■ Exercise task
Write each line of the material exactly as given, from the top through the line that contains "from matplotlib.ticker import", and omit all pictures.

■ Data for this task
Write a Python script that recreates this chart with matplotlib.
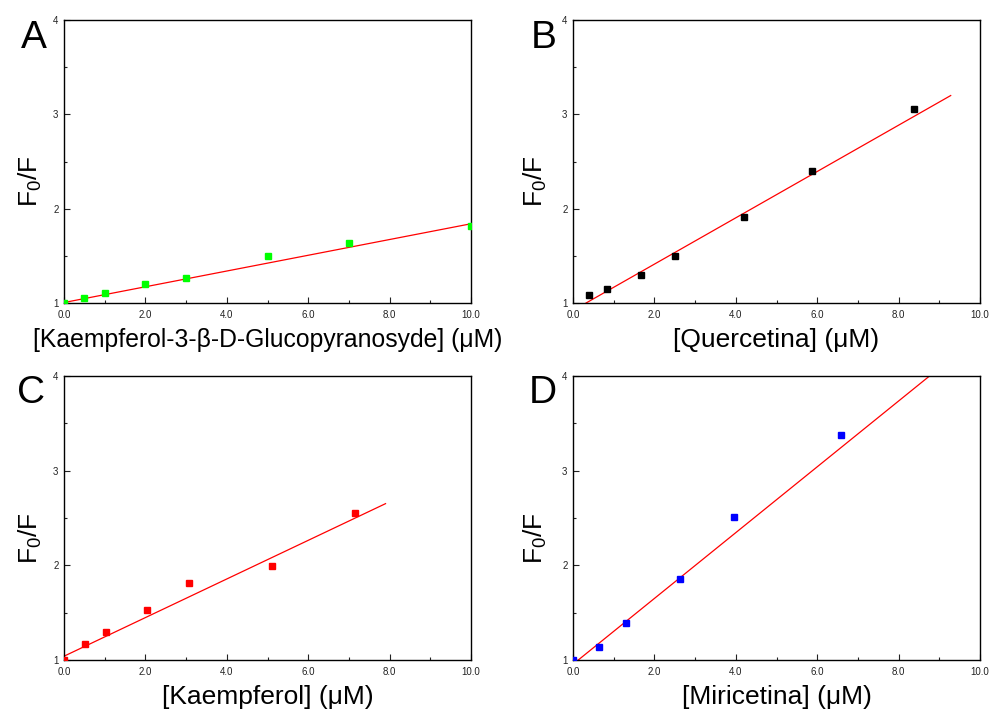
import matplotlib
matplotlib.use("Agg")
import matplotlib.pyplot as plt
import numpy as np
from matplotlib.ticker import MultipleLocator, FormatStrFormatter

plt.rcParams['font.family'] = ['Liberation Sans', 'DejaVu Sans']
plt.rcParams['mathtext.default'] = 'regular'

# data
xa = [0, 0.5, 1.0, 2.0, 3.0, 5.0, 7.0, 10.0]
ya = [1.0, 1.05, 1.11, 1.20, 1.26, 1.50, 1.64, 1.82]
xb = [0.39, 0.83, 1.66, 2.50, 4.19, 5.87, 8.37]
yb = [1.08, 1.15, 1.30, 1.50, 1.91, 2.40, 3.06]
xc = [0, 0.51, 1.02, 2.03, 3.06, 5.11, 7.15]
yc = [1.0, 1.17, 1.30, 1.53, 1.81, 1.99, 2.55]
xd = [0, 0.64, 1.30, 2.63, 3.96, 6.58]
yd = [1.0, 1.14, 1.39, 1.86, 2.51, 3.38]

# linear fits (intercept, slope, x start, x end)
fit_a = [1.005, 0.0835, 0.0, 10.0]
fit_b = [0.921, 0.2455, 0.32, 9.28]
fit_c = [1.04, 0.204, 0.0, 7.9]
fit_d = [0.955, 0.3476, 0.0, 8.76]

xlabels = ['[Kaempferol-3-\u03b2-D-Glucopyranosyde] (\u03bcM)',
           '[Quercetina] (\u03bcM)',
           '[Kaempferol] (\u03bcM)',
           '[Miricetina] (\u03bcM)']
xlab_size = [17.8, 19, 19, 19]
letters = ['A', 'B', 'C', 'D']
colors = ['#00ff00', 'black', '#ff0000', '#0000ff']

W, H = 991, 716
fig = plt.figure(figsize=(W / 100, H / 100), dpi=100)

# axes boxes in pixels: left, top, right, bottom
boxes = [(64, 20, 471, 303), (573, 20, 980, 303),
         (64, 376, 471, 660), (573, 376, 980, 660)]
letter_pos = [(21, 48), (531, 48), (17, 403), (529, 403)]
ylab_x = [-0.05, -0.058, -0.05, -0.058]

data = [(xa, ya, fit_a), (xb, yb, fit_b), (xc, yc, fit_c), (xd, yd, fit_d)]

for i, (x, y, fit) in enumerate(data):
    l, t, r, b = boxes[i]
    ax = fig.add_axes([l / W, 1 - b / H, (r - l) / W, (b - t) / H])
    xs = np.array([fit[2], fit[3]])
    ax.plot(xs, fit[0] + fit[1] * xs, color='#ff0000', lw=0.9, zorder=2)
    ax.plot(x, y, 's', color=colors[i], ms=5, zorder=3)
    ax.set_xlim(0, 10)
    ax.set_ylim(1, 4)
    ax.xaxis.set_major_locator(MultipleLocator(2))
    ax.xaxis.set_minor_locator(MultipleLocator(1))
    ax.yaxis.set_major_locator(MultipleLocator(1))
    ax.yaxis.set_minor_locator(MultipleLocator(0.5))
    ax.xaxis.set_major_formatter(FormatStrFormatter('%.1f'))
    ax.tick_params(which='both', direction='in', labelsize=7, colors='#222222')
    ax.tick_params(which='major', length=4, width=0.8)
    ax.tick_params(which='minor', length=2.5, width=0.8)
    ax.tick_params(axis='x', pad=5)
    ax.tick_params(axis='y', pad=4)
    for s in ax.spines.values():
        s.set_linewidth(1.0)
    ax.set_xlabel(xlabels[i], fontsize=xlab_size[i], va='top')
    ax.xaxis.set_label_coords(0.5, -0.088)
    ax.set_ylabel('F$_0$/F', fontsize=19, va='bottom')
    ax.yaxis.set_label_coords(ylab_x[i], 0.43)
    lx, ly = letter_pos[i]
    fig.text(lx / W, 1 - ly / H, letters[i], fontsize=28, va='baseline', ha='left')

fig.savefig('out.png', dpi=100)
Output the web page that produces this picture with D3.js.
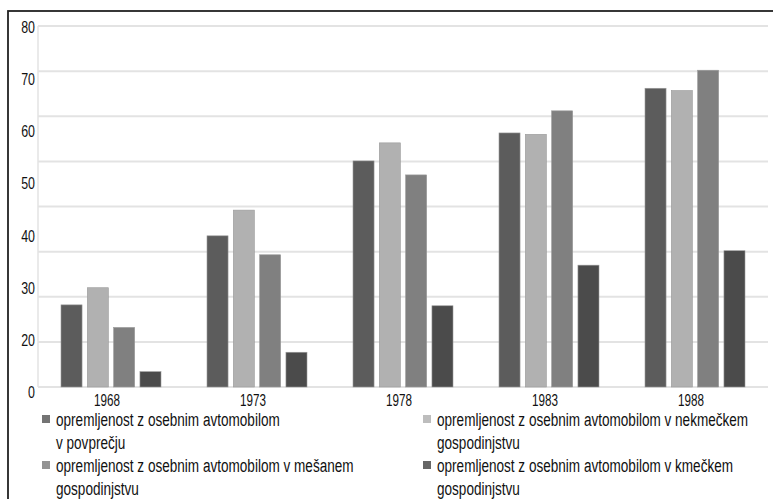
<!DOCTYPE html>
<html>
<head>
<meta charset="utf-8">
<script src="https://cdn.jsdelivr.net/npm/d3@7"></script>
<style>
  html, body { margin: 0; padding: 0; background: #fff; overflow: hidden; }
  svg { display: block; font-family: "Liberation Sans", Arial, sans-serif; }
</style>
</head>
<body>
<svg id="chart" width="773" height="499"></svg>
<script>
const years = ["1968", "1973", "1978", "1983", "1988"];
const seriesKeys = ["povprecje", "nekmecko", "mesano", "kmecko"];

const povprecje = [18.2, 33.5, 50.1, 56.3, 66.2];
const nekmecko  = [22.0, 39.2, 54.1, 56.0, 65.7];
const mesano    = [13.2, 29.3, 47.0, 61.2, 70.2];
const kmecko    = [3.4, 7.7, 18.0, 27.0, 30.2];

// labels as printed (they don't sit on the grid lines in the original)
const yLabels = ["80", "70", "60", "50", "40", "30", "20", "0"];
const yGrid = [0, 10, 20, 30, 40, 50, 60, 70, 80];

const legendLines = [
  ["opremljenost z osebnim avtomobilom", "v povprečju"],
  ["opremljenost z osebnim avtomobilom v nekmečkem", "gospodinjstvu"],
  ["opremljenost z osebnim avtomobilom v mešanem", "gospodinjstvu"],
  ["opremljenost z osebnim avtomobilom v kmečkem", "gospodinjstvu"]
];

const colors = ["#5c5c5c", "#b1b1b1", "#808080", "#4b4b4b"];

const values = [povprecje, nekmecko, mesano, kmecko];
const data = years.map((y, i) => ({
  year: y,
  vals: seriesKeys.map((k, j) => ({ key: k, idx: j, value: values[j][i] }))
}));

const svg = d3.select("#chart");
const margin = { top: 26, right: 5, bottom: 112, left: 38 };
const width = 773, height = 499;
const legendFont = 18;
const tickFont = 16;

// the original uses a condensed face; measure a plain one and squeeze it
function squeezeFor(str, size, target) {
  const t = svg.append("text").attr("font-size", size).text(str);
  const k = target / t.node().getComputedTextLength();
  t.remove();
  return k;
}
const legSqueeze = squeezeFor(legendLines[0][0], legendFont, 224);
const tickSqueeze = squeezeFor("1968", tickFont, 26);

const x0 = d3.scaleBand()
  .domain(years)
  .range([margin.left, width - margin.right]);

const x1 = d3.scaleBand()
  .domain(seriesKeys)
  .range([23, x0.bandwidth() - 23])
  .paddingInner(0.2);

const y = d3.scaleLinear()
  .domain([0, 80])
  .range([height - margin.bottom, margin.top]);

const yLab = d3.scalePoint()
  .domain(yLabels)
  .range([27, 392]);

// frame (top + left, the picture is cropped on the other sides)
svg.append("rect")
  .attr("x", 8).attr("y", 11)
  .attr("width", 800).attr("height", 520)
  .attr("fill", "none")
  .attr("stroke", "#222")
  .attr("stroke-width", 1.8);

// grid
svg.append("g")
  .selectAll("line")
  .data(yGrid)
  .enter().append("line")
  .attr("x1", margin.left)
  .attr("x2", width - margin.right)
  .attr("y1", d => y(d))
  .attr("y2", d => y(d))
  .attr("stroke", "#e3e3e3")
  .attr("stroke-width", 2);

svg.append("line")
  .attr("x1", margin.left).attr("x2", margin.left)
  .attr("y1", y(80)).attr("y2", y(0))
  .attr("stroke", "#e3e3e3")
  .attr("stroke-width", 1.5);

// y labels
svg.append("g")
  .selectAll("text")
  .data(yLabels)
  .enter().append("text")
  .attr("transform", d => `translate(35,${yLab(d)}) scale(${tickSqueeze},1)`)
  .attr("dy", "0.35em")
  .attr("text-anchor", "end")
  .attr("font-size", 17)
  .attr("fill", "#111")
  .text(d => d);

// bars
const groups = svg.append("g")
  .selectAll("g")
  .data(data)
  .enter().append("g")
  .attr("transform", d => `translate(${x0(d.year)},0)`);

groups.selectAll("rect")
  .data(d => d.vals)
  .enter().append("rect")
  .attr("x", d => x1(d.key))
  .attr("y", d => y(d.value))
  .attr("width", x1.bandwidth())
  .attr("height", d => y(0) - y(d.value))
  .attr("fill", d => colors[d.idx])
  .attr("stroke", "#9a9a9a")
  .attr("stroke-width", 0.6);

// x labels
svg.append("g")
  .selectAll("text")
  .data(years)
  .enter().append("text")
  .attr("transform", d => `translate(${x0(d) + x0.bandwidth() / 2 - 4},400) scale(${tickSqueeze},1)`)
  .attr("dy", "0.35em")
  .attr("text-anchor", "middle")
  .attr("font-size", tickFont)
  .attr("fill", "#111")
  .text(d => d);

// legend
const legendPos = [[42, 420], [423, 420], [42, 466], [423, 466]];
const leg = svg.append("g")
  .selectAll("g")
  .data(legendLines)
  .enter().append("g")
  .attr("transform", (d, i) => `translate(${legendPos[i][0]},${legendPos[i][1]})`);

leg.append("rect")
  .attr("x", 0).attr("y", -5)
  .attr("width", 8).attr("height", 8)
  .attr("fill", (d, i) => colors[i])
  .attr("opacity", 0.85);

const lt = leg.append("text")
  .attr("transform", `translate(14,0) scale(${legSqueeze},1)`)
  .attr("font-size", legendFont)
  .attr("fill", "#111");

lt.selectAll("tspan")
  .data(d => d)
  .enter().append("tspan")
  .attr("x", 0)
  .attr("y", (d, i) => i * 23)
  .attr("dy", "0.35em")
  .text(d => d);
</script>
</body>
</html>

■ Worked solution
Write a Python script that recreates this chart with matplotlib.
import matplotlib
matplotlib.use("Agg")
import matplotlib.pyplot as plt
import numpy as np
from matplotlib.ticker import MultipleLocator, FormatStrFormatter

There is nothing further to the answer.